The whole mini-pickup boom is quickly becoming another historical era, like the Great Brougham Epoch. Pickups are of course more in than ever, but even the descendants of the mini pickups are now mighty big. So what shall we call the times when trucks like this Mazda-built Ford Courier were so rampant? The Lessor Pickup Epoch?
Eugene is something of a living zoo for otherwise near-extinct automotive species. Not just one, but two of these lessor pickups back to back. And there’s gobs of genuine old lesser Toyota pickups to be seen. Admittedly, that’s not the case with the Courier, which is why I shot it. They are endangered, and need to be listed and protected.
You might as well be looking at the automotive interior equivalent of the Permian Age here compared to a modern pickup. A bench seat and a stick shift? And almost nothing else, except for that very utilitarian Mazda steering wheel. Which actually steered the wheels directly and mechanically, if you can believe it.

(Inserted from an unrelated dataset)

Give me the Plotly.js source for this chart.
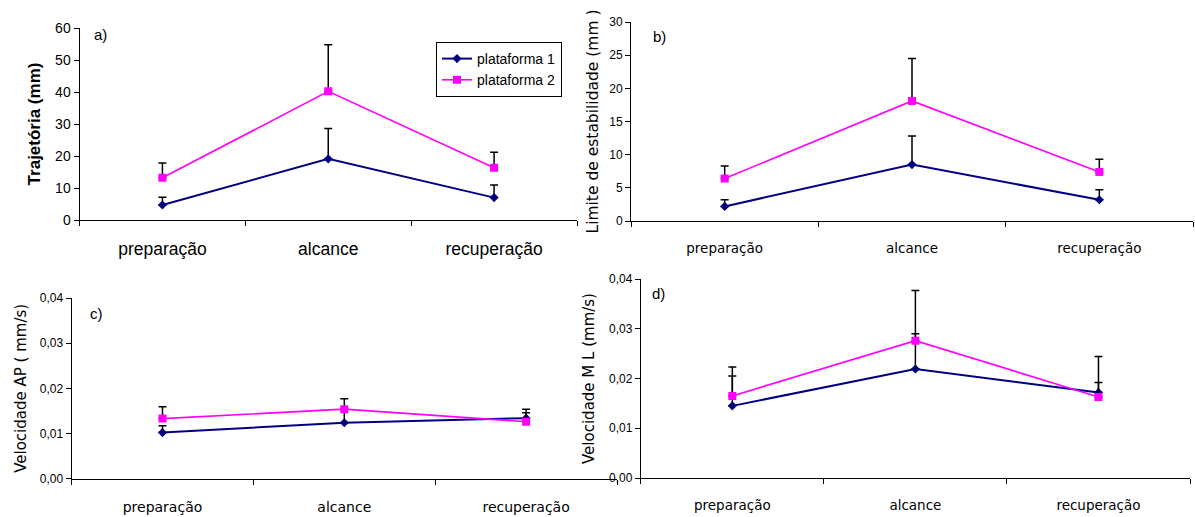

The earlier Couriers (above, and written up in a full CC here) used Mazda’s old SOHC four, in 1.8 form, that dated back to the original Luce of 1966. The gen2 Courier, which arrived in 1977, got a 2.0L version. But closer to the end of the Courier’s life, the “Pinto” 2.3 four replaced it. How did they do that? Ship the engines from Lima, OH to Japan, to be installed and then be shipped back to the US, where it also got its bed, in order to avoid the chicken tax? Sounds complicated for such a simple little truck.
Here’s the business end. And yes, these trucks were made for hauling, and not just the skis or climbing gear. The tailgate of this one makes that pretty obvious; it didn’t get this way from “tailgating” at the Oregon Ducks football games. It looks like a smaller version of my old Ford.

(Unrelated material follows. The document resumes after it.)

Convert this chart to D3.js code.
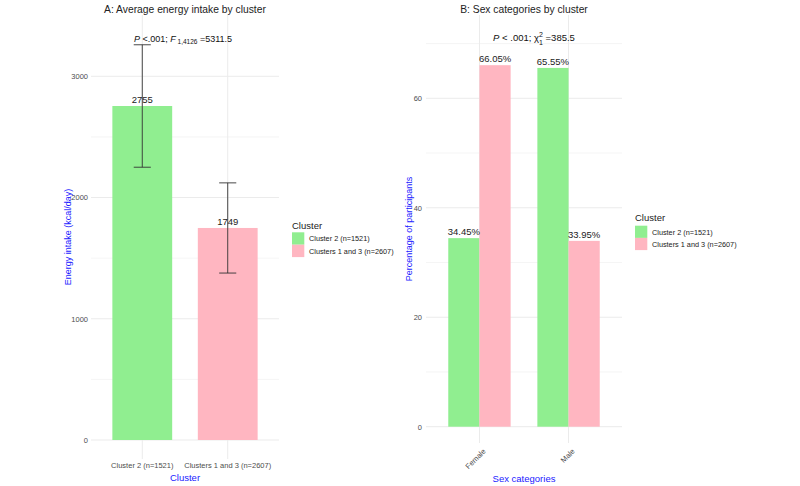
<!DOCTYPE html>
<html>
<head>
<meta charset="utf-8">
<script src="https://cdn.jsdelivr.net/npm/d3@7"></script>
<style>
  body { margin: 0; background: #fff; }
  text { font-family: "Liberation Sans", Arial, sans-serif; }
</style>
</head>
<body>
<div id="chart"></div>
<script>
// ---------------------------//
//            DATA            //
// ---------------------------//
var clusters = ["Cluster 2 (n=1521)", "Clusters 1 and 3 (n=2607)"];
var energyMean = [2755, 1749];
var energySD = [505, 372];
var sexCats = ["Female", "Male"];
var pctCluster2 = [34.45, 65.55];
var pctCluster13 = [66.05, 33.95];
var energyTicks = [0, 1000, 2000, 3000];
var energyMinor = [500, 1500, 2500];
var pctTicks = [0, 20, 40, 60];
var pctMinor = [10, 30, 50, 70];
var colors = ["#90EE90", "#FFB6C1"];

var width = 800, height = 486;
var gridCol = "#ebebeb", tickCol = "#4d4d4d", titleBlue = "#1a1aff";

var svg = d3.select("#chart").append("svg")
  .attr("width", width).attr("height", height)
  .attr("viewBox", [0, 0, width, height]);

// ---------------------------//
//        PANEL A             //
// ---------------------------//
var A = { left: 91, right: 279, top: 15, bottom: 459 };

var xA = d3.scaleBand().domain(clusters)
  .range([A.left, A.right]).paddingInner(0.3).paddingOuter(0.25);
var yA = d3.scaleLinear().domain([0, 3000]).range([440, 76.3]);

var gA = svg.append("g");

// gridlines
gA.selectAll(".minor").data(energyMinor).enter().append("line")
  .attr("x1", A.left).attr("x2", A.right)
  .attr("y1", d => yA(d)).attr("y2", d => yA(d))
  .attr("stroke", gridCol).attr("stroke-width", 0.5);
gA.selectAll(".major").data(energyTicks).enter().append("line")
  .attr("x1", A.left).attr("x2", A.right)
  .attr("y1", d => yA(d)).attr("y2", d => yA(d))
  .attr("stroke", gridCol).attr("stroke-width", 1);
gA.selectAll(".vgrid").data(clusters).enter().append("line")
  .attr("x1", d => xA(d) + xA.bandwidth() / 2).attr("x2", d => xA(d) + xA.bandwidth() / 2)
  .attr("y1", A.top).attr("y2", A.bottom)
  .attr("stroke", gridCol).attr("stroke-width", 1);

// bars
gA.selectAll(".bar").data(clusters).enter().append("rect")
  .attr("x", d => xA(d))
  .attr("width", xA.bandwidth())
  .attr("y", (d, i) => yA(energyMean[i]))
  .attr("height", (d, i) => yA(0) - yA(energyMean[i]))
  .attr("fill", (d, i) => colors[i]);

// error bars
var capW = xA.step() * 0.1;
clusters.forEach(function(c, i) {
  var cx = xA(c) + xA.bandwidth() / 2;
  var hi = yA(energyMean[i] + energySD[i]), lo = yA(energyMean[i] - energySD[i]);
  gA.append("line").attr("x1", cx).attr("x2", cx).attr("y1", hi).attr("y2", lo)
    .attr("stroke", "#333").attr("stroke-width", 0.9);
  [hi, lo].forEach(function(yy) {
    gA.append("line").attr("x1", cx - capW).attr("x2", cx + capW).attr("y1", yy).attr("y2", yy)
      .attr("stroke", "#333").attr("stroke-width", 0.9);
  });
});

// value labels
gA.selectAll(".val").data(clusters).enter().append("text")
  .attr("x", d => xA(d) + xA.bandwidth() / 2)
  .attr("y", (d, i) => yA(energyMean[i]) - 3)
  .attr("text-anchor", "middle").style("font-size", "9.5px").attr("fill", "#222")
  .text((d, i) => energyMean[i]);

// axes
gA.append("g").attr("transform", "translate(" + A.left + ",0)")
  .call(d3.axisLeft(yA).tickValues(energyTicks).tickFormat(d3.format("d")).tickSize(0).tickPadding(3))
  .call(g => g.select(".domain").remove())
  .selectAll("text").style("font-size", "7.5px").attr("fill", tickCol);
gA.append("g").attr("transform", "translate(0," + A.bottom + ")")
  .call(d3.axisBottom(xA).tickSize(0).tickPadding(4))
  .call(g => g.select(".domain").remove())
  .selectAll("text").style("font-size", "7.5px").attr("fill", tickCol);

gA.append("text").attr("x", (A.left + A.right) / 2).attr("y", 481)
  .attr("text-anchor", "middle").style("font-size", "9.5px").attr("fill", titleBlue)
  .text("Cluster");
gA.append("text").attr("transform", "translate(70.5," + ((A.top + A.bottom) / 2) + ") rotate(-90)")
  .attr("text-anchor", "middle").style("font-size", "9px").attr("fill", titleBlue)
  .text("Energy intake (kcal/day)");

gA.append("text").attr("x", (A.left + A.right) / 2).attr("y", 13)
  .attr("text-anchor", "middle").style("font-size", "10.3px").attr("fill", "#222")
  .text("A: Average energy intake by cluster");

var annA = gA.append("text").attr("x", 183).attr("y", 42)
  .attr("text-anchor", "middle").style("font-size", "9px").attr("fill", "#111");
annA.append("tspan").style("font-style", "italic").text("P");
annA.append("tspan").text(" <.001;  ");
annA.append("tspan").style("font-style", "italic").text("F");
annA.append("tspan").attr("dy", 2).style("font-size", "6.5px").text(" 1,4126");
annA.append("tspan").attr("dy", -2).text(" =5311.5");

// legend A
var legA = gA.append("g");
legA.append("text").attr("x", 292).attr("y", 228.5).style("font-size", "9.5px").attr("fill", "#222").text("Cluster");
clusters.forEach(function(c, i) {
  legA.append("rect").attr("x", 292).attr("y", 232.3 + i * 12.4).attr("width", 12.3).attr("height", 12.4).attr("fill", colors[i]);
  legA.append("text").attr("x", 309).attr("y", 232.3 + i * 12.4 + 9).style("font-size", "7.3px").attr("fill", "#222").text(c);
});

// ---------------------------//
//        PANEL B             //
// ---------------------------//
var B = { left: 426, right: 622, top: 15, bottom: 443 };

var xB = d3.scaleBand().domain(sexCats)
  .range([B.left, B.right]).paddingInner(0.3).paddingOuter(0.25);
var xBin = d3.scaleBand().domain(clusters).range([0, xB.bandwidth()]);
var yB = d3.scaleLinear().domain([0, 60]).range([426.7, 98.3]);

var gB = svg.append("g");

gB.selectAll(".minor").data(pctMinor).enter().append("line")
  .attr("x1", B.left).attr("x2", B.right)
  .attr("y1", d => yB(d)).attr("y2", d => yB(d))
  .attr("stroke", gridCol).attr("stroke-width", 0.5);
gB.selectAll(".major").data(pctTicks).enter().append("line")
  .attr("x1", B.left).attr("x2", B.right)
  .attr("y1", d => yB(d)).attr("y2", d => yB(d))
  .attr("stroke", gridCol).attr("stroke-width", 1);
gB.selectAll(".vgrid").data(sexCats).enter().append("line")
  .attr("x1", d => xB(d) + xB.bandwidth() / 2).attr("x2", d => xB(d) + xB.bandwidth() / 2)
  .attr("y1", B.top).attr("y2", B.bottom)
  .attr("stroke", gridCol).attr("stroke-width", 1);

var pctSeries = [pctCluster2, pctCluster13];
var barsB = [];
sexCats.forEach(function(s, j) {
  clusters.forEach(function(c, i) {
    barsB.push({ sex: s, cluster: c, ci: i, v: pctSeries[i][j] });
  });
});

gB.selectAll(".bar").data(barsB).enter().append("rect")
  .attr("x", d => xB(d.sex) + xBin(d.cluster))
  .attr("width", xBin.bandwidth())
  .attr("y", d => yB(d.v))
  .attr("height", d => yB(0) - yB(d.v))
  .attr("fill", d => colors[d.ci]);

gB.selectAll(".val").data(barsB).enter().append("text")
  .attr("x", d => xB(d.sex) + xBin(d.cluster) + xBin.bandwidth() / 2)
  .attr("y", d => yB(d.v) - 3)
  .attr("text-anchor", "middle").style("font-size", "9.5px").attr("fill", "#222")
  .text(d => d.v.toFixed(2) + "%");

gB.append("g").attr("transform", "translate(" + B.left + ",0)")
  .call(d3.axisLeft(yB).tickValues(pctTicks).tickSize(0).tickPadding(4))
  .call(g => g.select(".domain").remove())
  .selectAll("text").style("font-size", "7.5px").attr("fill", tickCol);

gB.selectAll(".xlab").data(sexCats).enter().append("text")
  .attr("transform", d => "translate(" + (xB(d) + xB.bandwidth() / 2 + 3) + "," + (B.bottom + 5) + ") rotate(-45)")
  .attr("text-anchor", "end").attr("dy", "0.71em")
  .style("font-size", "7.5px").attr("fill", tickCol)
  .text(d => d);

gB.append("text").attr("x", (B.left + B.right) / 2).attr("y", 482)
  .attr("text-anchor", "middle").style("font-size", "9.5px").attr("fill", titleBlue)
  .text("Sex categories");
gB.append("text").attr("transform", "translate(412," + ((B.top + B.bottom) / 2) + ") rotate(-90)")
  .attr("text-anchor", "middle").style("font-size", "9px").attr("fill", titleBlue)
  .text("Percentage of participants");

gB.append("text").attr("x", (B.left + B.right) / 2).attr("y", 13)
  .attr("text-anchor", "middle").style("font-size", "10.3px").attr("fill", "#222")
  .text("B: Sex categories by cluster");

var annB = gB.append("text").attr("x", 534).attr("y", 41)
  .attr("text-anchor", "middle").style("font-size", "9.5px").attr("fill", "#111");
annB.append("tspan").style("font-style", "italic").text("P");
annB.append("tspan").text(" < .001;  \u03C7");
annB.append("tspan").attr("dy", -4).style("font-size", "7px").text("2");
annB.append("tspan").attr("dx", -3.9).attr("dy", 8).style("font-size", "7px").text("1");
annB.append("tspan").attr("dy", -4).text(" =385.5");

var legB = gB.append("g");
legB.append("text").attr("x", 635).attr("y", 220.5).style("font-size", "9.5px").attr("fill", "#222").text("Cluster");
clusters.forEach(function(c, i) {
  legB.append("rect").attr("x", 635).attr("y", 225.7 + i * 12.2).attr("width", 12.3).attr("height", 12.2).attr("fill", colors[i]);
  legB.append("text").attr("x", 652).attr("y", 225.7 + i * 12.2 + 9).style("font-size", "7.3px").attr("fill", "#222").text(c);
});
</script>
</body>
</html>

Folks in Eugene, like yours truly, still believe in using old pickups this way. What will they do 20 or 30 years from now? Keep the old ones running forever, like I’m doing? Or import used little work trucks from China?
Who knows? While we ponder that, here’s the side of the building the Courier was sitting in front of. It’s actually the back side of a combination vintage Mercedes (think diesel, not SL’s) shop and living space for the proprietor and his family, up there in the back.
I took a shot of the storage lot on the other side some years back, during the peak of the Great Biodiesel Epoch, another era consigned to history. What will be next? The Great Sedan Extinction?